## Task to complete
Give back each entry unchanged, minus pictures.

[Entries with chart source code]
------------------------------------------------------------------------
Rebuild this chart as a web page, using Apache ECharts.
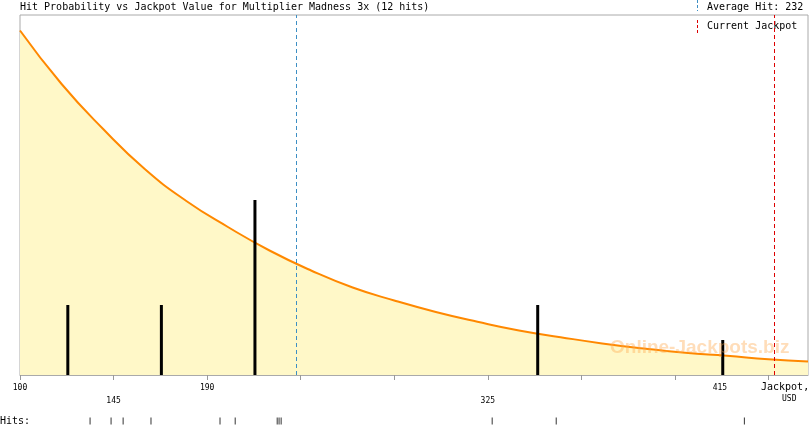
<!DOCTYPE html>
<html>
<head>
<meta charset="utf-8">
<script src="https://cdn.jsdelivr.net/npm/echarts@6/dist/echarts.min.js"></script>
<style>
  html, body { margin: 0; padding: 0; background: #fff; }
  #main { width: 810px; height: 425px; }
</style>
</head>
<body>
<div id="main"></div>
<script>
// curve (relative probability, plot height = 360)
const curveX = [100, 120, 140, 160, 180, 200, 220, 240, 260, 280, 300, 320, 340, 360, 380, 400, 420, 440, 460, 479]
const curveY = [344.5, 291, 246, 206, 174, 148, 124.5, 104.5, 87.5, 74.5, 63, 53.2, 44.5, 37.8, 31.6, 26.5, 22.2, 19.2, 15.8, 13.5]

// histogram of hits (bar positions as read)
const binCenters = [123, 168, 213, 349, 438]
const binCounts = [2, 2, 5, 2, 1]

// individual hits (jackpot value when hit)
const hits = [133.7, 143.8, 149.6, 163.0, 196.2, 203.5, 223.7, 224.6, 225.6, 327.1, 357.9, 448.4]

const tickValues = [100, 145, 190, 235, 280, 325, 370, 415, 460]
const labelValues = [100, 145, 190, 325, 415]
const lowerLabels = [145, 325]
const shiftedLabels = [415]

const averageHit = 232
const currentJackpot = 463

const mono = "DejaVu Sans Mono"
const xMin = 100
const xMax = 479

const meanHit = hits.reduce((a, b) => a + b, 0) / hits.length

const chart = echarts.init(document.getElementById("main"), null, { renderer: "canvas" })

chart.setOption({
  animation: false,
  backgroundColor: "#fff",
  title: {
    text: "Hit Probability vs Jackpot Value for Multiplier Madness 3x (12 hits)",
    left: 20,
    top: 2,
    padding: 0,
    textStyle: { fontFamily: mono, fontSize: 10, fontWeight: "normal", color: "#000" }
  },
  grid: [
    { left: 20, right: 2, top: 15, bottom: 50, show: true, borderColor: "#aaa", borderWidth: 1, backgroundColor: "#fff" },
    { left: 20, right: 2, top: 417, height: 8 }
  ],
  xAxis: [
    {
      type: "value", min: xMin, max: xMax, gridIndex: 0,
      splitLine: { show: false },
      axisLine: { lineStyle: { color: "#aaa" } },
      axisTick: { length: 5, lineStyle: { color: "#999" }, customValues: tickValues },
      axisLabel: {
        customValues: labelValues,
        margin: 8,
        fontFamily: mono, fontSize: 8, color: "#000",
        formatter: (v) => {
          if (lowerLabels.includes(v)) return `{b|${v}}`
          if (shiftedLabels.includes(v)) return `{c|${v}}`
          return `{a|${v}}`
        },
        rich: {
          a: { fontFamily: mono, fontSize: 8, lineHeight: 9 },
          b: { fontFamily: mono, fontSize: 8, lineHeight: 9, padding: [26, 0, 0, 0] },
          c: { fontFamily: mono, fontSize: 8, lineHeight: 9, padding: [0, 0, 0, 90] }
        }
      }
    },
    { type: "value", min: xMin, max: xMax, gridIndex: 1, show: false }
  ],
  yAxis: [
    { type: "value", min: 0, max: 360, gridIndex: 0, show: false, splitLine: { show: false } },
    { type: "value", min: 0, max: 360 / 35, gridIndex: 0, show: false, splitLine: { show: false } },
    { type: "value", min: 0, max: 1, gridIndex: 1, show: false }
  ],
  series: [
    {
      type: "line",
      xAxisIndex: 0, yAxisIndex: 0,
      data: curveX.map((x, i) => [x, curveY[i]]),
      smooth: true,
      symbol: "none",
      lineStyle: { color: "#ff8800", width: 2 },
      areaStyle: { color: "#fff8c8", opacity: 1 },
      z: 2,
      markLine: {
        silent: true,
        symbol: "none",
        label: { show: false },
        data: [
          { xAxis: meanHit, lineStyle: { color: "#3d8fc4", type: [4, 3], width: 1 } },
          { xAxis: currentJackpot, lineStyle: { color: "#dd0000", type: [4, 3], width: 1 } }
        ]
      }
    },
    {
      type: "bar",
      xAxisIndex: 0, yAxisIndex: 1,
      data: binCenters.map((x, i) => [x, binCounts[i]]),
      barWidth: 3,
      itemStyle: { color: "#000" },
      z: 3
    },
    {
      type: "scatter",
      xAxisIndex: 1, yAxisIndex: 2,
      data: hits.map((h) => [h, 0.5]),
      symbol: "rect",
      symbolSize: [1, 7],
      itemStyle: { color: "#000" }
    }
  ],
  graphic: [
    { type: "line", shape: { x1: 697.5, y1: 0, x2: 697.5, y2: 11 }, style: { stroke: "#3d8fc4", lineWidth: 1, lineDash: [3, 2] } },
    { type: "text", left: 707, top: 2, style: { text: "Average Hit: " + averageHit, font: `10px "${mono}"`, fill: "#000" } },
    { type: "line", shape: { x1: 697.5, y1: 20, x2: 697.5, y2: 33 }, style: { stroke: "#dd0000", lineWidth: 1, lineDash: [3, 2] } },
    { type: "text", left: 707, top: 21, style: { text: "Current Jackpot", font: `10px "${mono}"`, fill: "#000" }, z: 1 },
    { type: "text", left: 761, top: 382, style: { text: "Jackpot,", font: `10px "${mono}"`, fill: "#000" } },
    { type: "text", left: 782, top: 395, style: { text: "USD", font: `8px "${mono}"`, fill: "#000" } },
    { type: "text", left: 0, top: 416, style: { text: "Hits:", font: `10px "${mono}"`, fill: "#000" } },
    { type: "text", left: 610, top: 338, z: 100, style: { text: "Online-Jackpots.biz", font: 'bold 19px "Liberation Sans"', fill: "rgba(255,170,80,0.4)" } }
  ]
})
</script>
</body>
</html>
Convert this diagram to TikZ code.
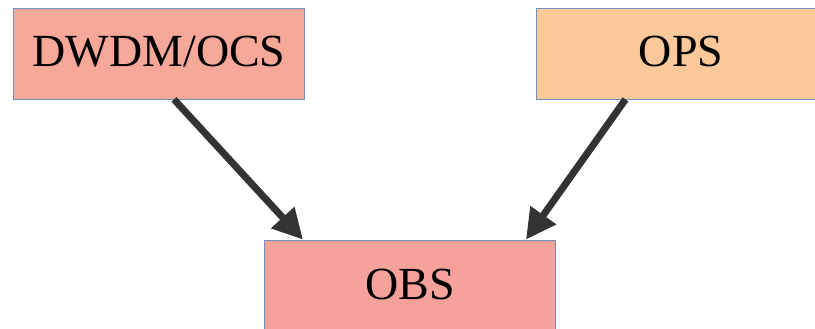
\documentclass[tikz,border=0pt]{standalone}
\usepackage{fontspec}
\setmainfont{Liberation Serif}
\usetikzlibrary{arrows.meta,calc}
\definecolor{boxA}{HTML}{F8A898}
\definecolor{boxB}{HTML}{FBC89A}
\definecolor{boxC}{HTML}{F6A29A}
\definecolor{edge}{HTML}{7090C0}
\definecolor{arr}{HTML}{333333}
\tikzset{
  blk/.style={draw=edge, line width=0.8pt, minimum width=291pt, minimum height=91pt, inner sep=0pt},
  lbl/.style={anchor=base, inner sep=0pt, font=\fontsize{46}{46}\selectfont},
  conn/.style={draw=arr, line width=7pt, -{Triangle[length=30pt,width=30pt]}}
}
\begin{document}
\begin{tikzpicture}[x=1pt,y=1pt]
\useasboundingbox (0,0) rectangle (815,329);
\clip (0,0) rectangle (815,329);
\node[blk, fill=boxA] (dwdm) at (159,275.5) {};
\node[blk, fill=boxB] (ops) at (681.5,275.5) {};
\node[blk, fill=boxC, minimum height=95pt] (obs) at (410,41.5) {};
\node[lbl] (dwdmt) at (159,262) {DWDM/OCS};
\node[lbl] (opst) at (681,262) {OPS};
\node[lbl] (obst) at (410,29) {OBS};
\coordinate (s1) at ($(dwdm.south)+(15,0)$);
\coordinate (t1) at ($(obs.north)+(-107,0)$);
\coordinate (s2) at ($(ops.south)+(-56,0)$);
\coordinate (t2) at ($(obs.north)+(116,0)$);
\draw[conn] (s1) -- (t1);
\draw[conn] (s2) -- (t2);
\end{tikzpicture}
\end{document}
------------------------------------------------------------------------
## Solution below
Rebuild this chart as a web page, using Apache ECharts.
<!DOCTYPE html>
<html>
<head>
<meta charset="utf-8">
<script src="https://cdn.jsdelivr.net/npm/echarts@6/dist/echarts.min.js"></script>
<style>
  html, body { margin: 0; padding: 0; background: #fff; }
  #main { width: 810px; height: 425px; }
</style>
</head>
<body>
<div id="main"></div>
<script>
// curve (relative probability, plot height = 360)
const curveX = [100, 120, 140, 160, 180, 200, 220, 240, 260, 280, 300, 320, 340, 360, 380, 400, 420, 440, 460, 479]
const curveY = [344.5, 291, 246, 206, 174, 148, 124.5, 104.5, 87.5, 74.5, 63, 53.2, 44.5, 37.8, 31.6, 26.5, 22.2, 19.2, 15.8, 13.5]

// histogram of hits (bar positions as read)
const binCenters = [123, 168, 213, 349, 438]
const binCounts = [2, 2, 5, 2, 1]

// individual hits (jackpot value when hit)
const hits = [133.7, 143.8, 149.6, 163.0, 196.2, 203.5, 223.7, 224.6, 225.6, 327.1, 357.9, 448.4]

const tickValues = [100, 145, 190, 235, 280, 325, 370, 415, 460]
const labelValues = [100, 145, 190, 325, 415]
const lowerLabels = [145, 325]
const shiftedLabels = [415]

const averageHit = 232
const currentJackpot = 463

const mono = "DejaVu Sans Mono"
const xMin = 100
const xMax = 479

const meanHit = hits.reduce((a, b) => a + b, 0) / hits.length

const chart = echarts.init(document.getElementById("main"), null, { renderer: "canvas" })

chart.setOption({
  animation: false,
  backgroundColor: "#fff",
  title: {
    text: "Hit Probability vs Jackpot Value for Multiplier Madness 3x (12 hits)",
    left: 20,
    top: 2,
    padding: 0,
    textStyle: { fontFamily: mono, fontSize: 10, fontWeight: "normal", color: "#000" }
  },
  grid: [
    { left: 20, right: 2, top: 15, bottom: 50, show: true, borderColor: "#aaa", borderWidth: 1, backgroundColor: "#fff" },
    { left: 20, right: 2, top: 417, height: 8 }
  ],
  xAxis: [
    {
      type: "value", min: xMin, max: xMax, gridIndex: 0,
      splitLine: { show: false },
      axisLine: { lineStyle: { color: "#aaa" } },
      axisTick: { length: 5, lineStyle: { color: "#999" }, customValues: tickValues },
      axisLabel: {
        customValues: labelValues,
        margin: 8,
        fontFamily: mono, fontSize: 8, color: "#000",
        formatter: (v) => {
          if (lowerLabels.includes(v)) return `{b|${v}}`
          if (shiftedLabels.includes(v)) return `{c|${v}}`
          return `{a|${v}}`
        },
        rich: {
          a: { fontFamily: mono, fontSize: 8, lineHeight: 9 },
          b: { fontFamily: mono, fontSize: 8, lineHeight: 9, padding: [26, 0, 0, 0] },
          c: { fontFamily: mono, fontSize: 8, lineHeight: 9, padding: [0, 0, 0, 90] }
        }
      }
    },
    { type: "value", min: xMin, max: xMax, gridIndex: 1, show: false }
  ],
  yAxis: [
    { type: "value", min: 0, max: 360, gridIndex: 0, show: false, splitLine: { show: false } },
    { type: "value", min: 0, max: 360 / 35, gridIndex: 0, show: false, splitLine: { show: false } },
    { type: "value", min: 0, max: 1, gridIndex: 1, show: false }
  ],
  series: [
    {
      type: "line",
      xAxisIndex: 0, yAxisIndex: 0,
      data: curveX.map((x, i) => [x, curveY[i]]),
      smooth: true,
      symbol: "none",
      lineStyle: { color: "#ff8800", width: 2 },
      areaStyle: { color: "#fff8c8", opacity: 1 },
      z: 2,
      markLine: {
        silent: true,
        symbol: "none",
        label: { show: false },
        data: [
          { xAxis: meanHit, lineStyle: { color: "#3d8fc4", type: [4, 3], width: 1 } },
          { xAxis: currentJackpot, lineStyle: { color: "#dd0000", type: [4, 3], width: 1 } }
        ]
      }
    },
    {
      type: "bar",
      xAxisIndex: 0, yAxisIndex: 1,
      data: binCenters.map((x, i) => [x, binCounts[i]]),
      barWidth: 3,
      itemStyle: { color: "#000" },
      z: 3
    },
    {
      type: "scatter",
      xAxisIndex: 1, yAxisIndex: 2,
      data: hits.map((h) => [h, 0.5]),
      symbol: "rect",
      symbolSize: [1, 7],
      itemStyle: { color: "#000" }
    }
  ],
  graphic: [
    { type: "line", shape: { x1: 697.5, y1: 0, x2: 697.5, y2: 11 }, style: { stroke: "#3d8fc4", lineWidth: 1, lineDash: [3, 2] } },
    { type: "text", left: 707, top: 2, style: { text: "Average Hit: " + averageHit, font: `10px "${mono}"`, fill: "#000" } },
    { type: "line", shape: { x1: 697.5, y1: 20, x2: 697.5, y2: 33 }, style: { stroke: "#dd0000", lineWidth: 1, lineDash: [3, 2] } },
    { type: "text", left: 707, top: 21, style: { text: "Current Jackpot", font: `10px "${mono}"`, fill: "#000" }, z: 1 },
    { type: "text", left: 761, top: 382, style: { text: "Jackpot,", font: `10px "${mono}"`, fill: "#000" } },
    { type: "text", left: 782, top: 395, style: { text: "USD", font: `8px "${mono}"`, fill: "#000" } },
    { type: "text", left: 0, top: 416, style: { text: "Hits:", font: `10px "${mono}"`, fill: "#000" } },
    { type: "text", left: 610, top: 338, z: 100, style: { text: "Online-Jackpots.biz", font: 'bold 19px "Liberation Sans"', fill: "rgba(255,170,80,0.4)" } }
  ]
})
</script>
</body>
</html>
Convert this diagram to TikZ code.
\documentclass[tikz,border=0pt]{standalone}
\usepackage{fontspec}
\setmainfont{Liberation Serif}
\usetikzlibrary{arrows.meta,calc}
\definecolor{boxA}{HTML}{F8A898}
\definecolor{boxB}{HTML}{FBC89A}
\definecolor{boxC}{HTML}{F6A29A}
\definecolor{edge}{HTML}{7090C0}
\definecolor{arr}{HTML}{333333}
\tikzset{
  blk/.style={draw=edge, line width=0.8pt, minimum width=291pt, minimum height=91pt, inner sep=0pt},
  lbl/.style={anchor=base, inner sep=0pt, font=\fontsize{46}{46}\selectfont},
  conn/.style={draw=arr, line width=7pt, -{Triangle[length=30pt,width=30pt]}}
}
\begin{document}
\begin{tikzpicture}[x=1pt,y=1pt]
\useasboundingbox (0,0) rectangle (815,329);
\clip (0,0) rectangle (815,329);
\node[blk, fill=boxA] (dwdm) at (159,275.5) {};
\node[blk, fill=boxB] (ops) at (681.5,275.5) {};
\node[blk, fill=boxC, minimum height=95pt] (obs) at (410,41.5) {};
\node[lbl] (dwdmt) at (159,262) {DWDM/OCS};
\node[lbl] (opst) at (681,262) {OPS};
\node[lbl] (obst) at (410,29) {OBS};
\coordinate (s1) at ($(dwdm.south)+(15,0)$);
\coordinate (t1) at ($(obs.north)+(-107,0)$);
\coordinate (s2) at ($(ops.south)+(-56,0)$);
\coordinate (t2) at ($(obs.north)+(116,0)$);
\draw[conn] (s1) -- (t1);
\draw[conn] (s2) -- (t2);
\end{tikzpicture}
\end{document}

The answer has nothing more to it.